There is relatively little domestic UK law on customs. Most of the rules are in EU law which is directly applicable in the UK. The Customs White Paper explained that “the powers in the EUWB [European Union (Withdrawal) Bill] to deal with deficiencies arising from withdrawal and to implement the withdrawal agreement cannot be used to impose or increase taxation, which includes customs duties, excise or VAT.” New primary legislation is required.
The Bill will allow the Government to create a standalone UK customs regime by ensuring that the UK can, for example, charge customs duty on goods, define how goods will be classified to determine the amount of duty to be paid and set rates of customs duty.
The Bill is being presented before the outcome of the negotiations with the EU is known. It is therefore designed to be flexible enough to accommodate a range of negotiated outcomes, including an implementation or transitional period, but also a “no deal” scenario.
The Government’s intention is that the new UK customs regime should operate in a similar fashion to the current EU system, in order to provide continuity. The Government is aiming for trade with the EU to be as frictionless as possible. This will, however, depend on the outcome of negotiations with the EU. Depending on the outcome of these negotiations, businesses which currently trade only with the EU may face customs duties and related customs procedures for the first time. The Bill will allow for divergence from EU law where the Government believes this is necessary or there is an economic benefit.
Trade defence measures (sometimes referred to as trade remedies) allow a country to take steps against unfair competition from dumped or subsidised imports. Trade remedies often take the form of additional tariffs, over and above the standard tariff, imposed on the dumped or subsidised goods. These are referred to as anti-dumping and anti-subsidy (or countervailing) duties.
The trade remedies regime is currently implemented at EU level. The EU has over 100 measures in place against imports from 25 countries. The EU has taken action against imports of steel from China, for example.
The Bill puts in place a UK trade remedies system to carry out investigations into allegations of dumping and subsidy and to propose remedies. This new UK system will replace the EU system and will be implemented by new public body, the Trade Remedies Authority (TRA). The Trade Bill establishes the TRA.
The Government’s approach to trade remedies was set out in the Trade White Paper. This said that the Government was a supporter of free and fair trade. It noted that trade remedy measures “form an important part of a rounded trade policy” and can be used to ensure fair trade. The White Paper also said that the trade remedies regime would need to take into account the interests of both the domestic industry affected by any dumped or subsidised imports and the users of these products whose costs would be increased by trade remedy measures.
Some industry groups have criticised the Bill. For example, UK Steel, which represents an industry which has been particularly affected by dumping, said that the Bill “as currently drafted falls seriously short of what the steel industry, and many other UK industries, are seeking.” Concerns have also been expressed about the lack of detail in the Bill and whether it will offer the same protection as the EU regime. There is also the issue of whether current EU trade defence measures will continue to apply to the UK after Brexit. The Government wishes to continue those which matter to UK businesses and has issued a call for evidence. There are differing views on the ease of “grandfathering” the EU trade defence measures.

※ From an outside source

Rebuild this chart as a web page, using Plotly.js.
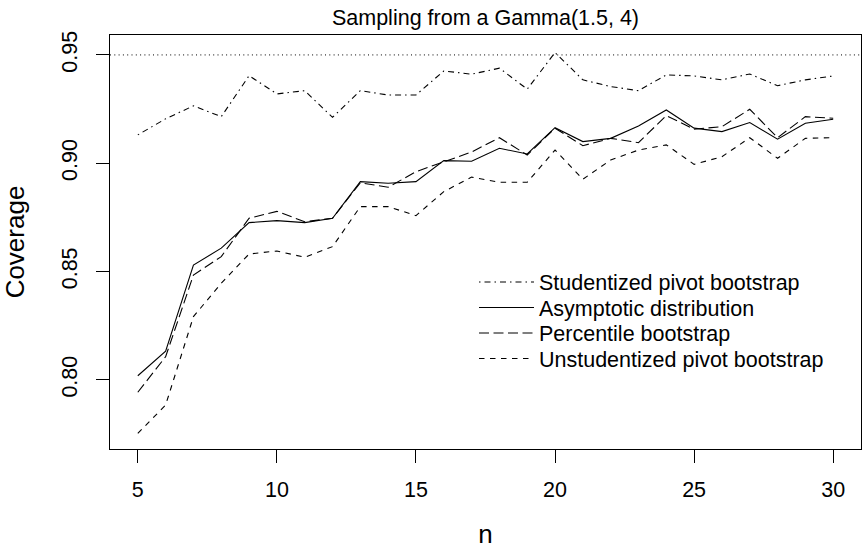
<!DOCTYPE html>
<html>
<head>
<meta charset="utf-8">
<script src="https://cdn.plot.ly/plotly-3.0.1.min.js"></script>
<style>html,body{margin:0;padding:0;background:#fff;}#chart{width:862px;height:549px;}</style>
</head>
<body>
<div id="chart"></div>
<script>
const n = [5,6,7,8,9,10,11,12,13,14,15,16,17,18,19,20,21,22,23,24,25,26,27,28,29,30];
const studentized = [0.9131,0.9205,0.9265,0.9215,0.9404,0.9320,0.9335,0.9212,0.9335,0.9315,0.9315,0.9426,0.9411,0.9439,0.9342,0.9511,0.9385,0.9354,0.9335,0.9408,0.9403,0.9385,0.9412,0.9358,0.9385,0.9403];
const asymptotic = [0.8019,0.8133,0.8530,0.8608,0.8726,0.8735,0.8726,0.8746,0.8915,0.8908,0.8915,0.9012,0.9009,0.9069,0.9043,0.9164,0.9100,0.9115,0.9172,0.9246,0.9162,0.9146,0.9188,0.9111,0.9185,0.9203];
const percentile = [0.7943,0.8107,0.8484,0.8569,0.8746,0.8778,0.8730,0.8746,0.8910,0.8889,0.8961,0.9007,0.9052,0.9118,0.9038,0.9162,0.9081,0.9115,0.9095,0.9220,0.9157,0.9169,0.9249,0.9118,0.9215,0.9208];
const unstudentized = [0.7753,0.7884,0.8292,0.8446,0.8581,0.8595,0.8566,0.8615,0.8800,0.8800,0.8758,0.8869,0.8936,0.8912,0.8912,0.9061,0.8926,0.9015,0.9061,0.9085,0.8995,0.9030,0.9118,0.9023,0.9115,0.9118];
const nominal = 0.95;
const seriesNames = ['Studentized pivot bootstrap','Asymptotic distribution','Percentile bootstrap','Unstudentized pivot bootstrap'];
const xTicks = [5,10,15,20,25,30];
const yTicks = [0.80,0.85,0.90,0.95];
const yTickLabels = ["0.80","0.85","0.90","0.95"];

const FONT = '"Liberation Sans", Arial, Helvetica, sans-serif';
const FS = 21.5;
const line = (dash) => ({color:'#000', width:1.1, dash:dash});

const traces = [
  {x:n, y:studentized, mode:'lines', name:seriesNames[0], legend:'legend', line:line('1.5px,4px,6px,4px')},
  {x:n, y:asymptotic, mode:'lines', name:seriesNames[1], legend:'legend2', line:line('solid')},
  {x:n, y:percentile, mode:'lines', name:seriesNames[2], legend:'legend3', line:line('10px,4.5px')},
  {x:n, y:unstudentized, mode:'lines', name:seriesNames[3], legend:'legend4', line:line('5.5px,5.5px')}
];

// legend rows (pixel centres) converted to paper coordinates of the plot area (top 35, bottom 449)
const rowY = [282, 307.5, 333, 358.5];
const legendBase = (py) => ({x:(474-110)/751, xanchor:'left', y:(449-py)/414, yanchor:'middle',
  bgcolor:'rgba(0,0,0,0)', borderwidth:0, itemwidth:55, font:{size:FS}});

const layout = {
  width:862, height:549,
  margin:{l:110, r:1, t:35, b:100},
  paper_bgcolor:'#fff', plot_bgcolor:'#fff',
  font:{family:FONT, size:FS, color:'#000'},
  title:{text:'Sampling from a Gamma(1.5, 4)', xref:'paper', x:0.5, xanchor:'center', yref:'container', y:1-17/549, yanchor:'middle', font:{size:FS}},
  showlegend:true,
  legend:legendBase(rowY[0]),
  legend2:legendBase(rowY[1]),
  legend3:legendBase(rowY[2]),
  legend4:legendBase(rowY[3]),
  xaxis:{range:[4,31], tickmode:'array', tickvals:xTicks, ticks:'outside', ticklen:13, tickcolor:'#000', tickwidth:1,
         showline:true, mirror:true, linecolor:'#000', linewidth:1, showgrid:false, zeroline:false,
         ticklabelstandoff:8,
         title:{text:'n', standoff:30}, tickfont:{size:FS}},
  yaxis:{range:[0.7681,0.9592], tickmode:'array', tickvals:yTicks, ticktext:yTickLabels, tickangle:-90, ticks:'outside', ticklen:13, tickcolor:'#000', tickwidth:1,
         showline:true, mirror:true, linecolor:'#000', linewidth:1, showgrid:false, zeroline:false,
         ticklabelstandoff:10,
         title:{text:'Coverage', standoff:26}, tickfont:{size:FS}},
  shapes:[{type:'line', xref:'paper', x0:0, x1:1, yref:'y', y0:nominal, y1:nominal, line:{color:'#000', width:1, dash:'1px,3.3px'}}]
};

Plotly.newPlot('chart', traces, layout, {staticPlot:true, displayModeBar:false});
</script>
</body>
</html>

The Bill would allow the UK to put in place its own system of trade preferences for developing countries, replacing the EU system that currently applies. This would allow the UK to continue to apply reduced tariffs to certain goods when they are imported from these countries. The Bill also allows for trade agreements with developing countries to replace those that the EU has. The value of these arrangements to certain developing countries and sectors is substantial. It has been estimated that the value of the current trade preferences scheme to the Least Developed Countries alone is around £323 million per year.
Taxation is very largely a Member State competence. The major exception to this generalisation is indirect tax: primarily VAT – for which there is a substantive body of EU law establishing common rules across Member States – and, to a lesser extent, excise duties (duties charged on alcoholic drinks, hydrocarbon oils and tobacco products). It has long been recognised that the harmonisation of indirect taxes across Member States is an essential element to the achievement of an effective Single Market. The Bill provides for the EU concept of acquisition VAT (for business-to-business intra-EU movements) to be abolished so that import VAT is charged on all imports from outside the UK. In addition it will allow the VAT and excise regimes to continue to function whatever the outcome of the negotiations.
The Bill gives the Government considerable powers to use secondary legislation (including a number of Henry VIII powers). The Treasury has published a Delegated Powers Note (174 pages long) which sets out the parts of the Bill which confer such powers and an explanation of why this has been proposed. All of the Parliamentary procedures set out in the Delegated Powers Note are for the House of Commons only as the Bill is about taxation.
The Government argues that “framework” primary legislation with supplementary secondary legislation is usual practice for indirect taxation. The arrangements need to be flexible enough to deal with different circumstances and respond to changes. The precise detail of some provisions may not be known until the UK’s future relationship with the EU is clarified. Furthermore, the Government argues that secondary legislation is appropriate for the customs tariff, due to its size. The EU customs tariff contains more than 17,000 different goods and around half a million separate customs codes are needed once reduced tariffs for certain trading partners are taken into account.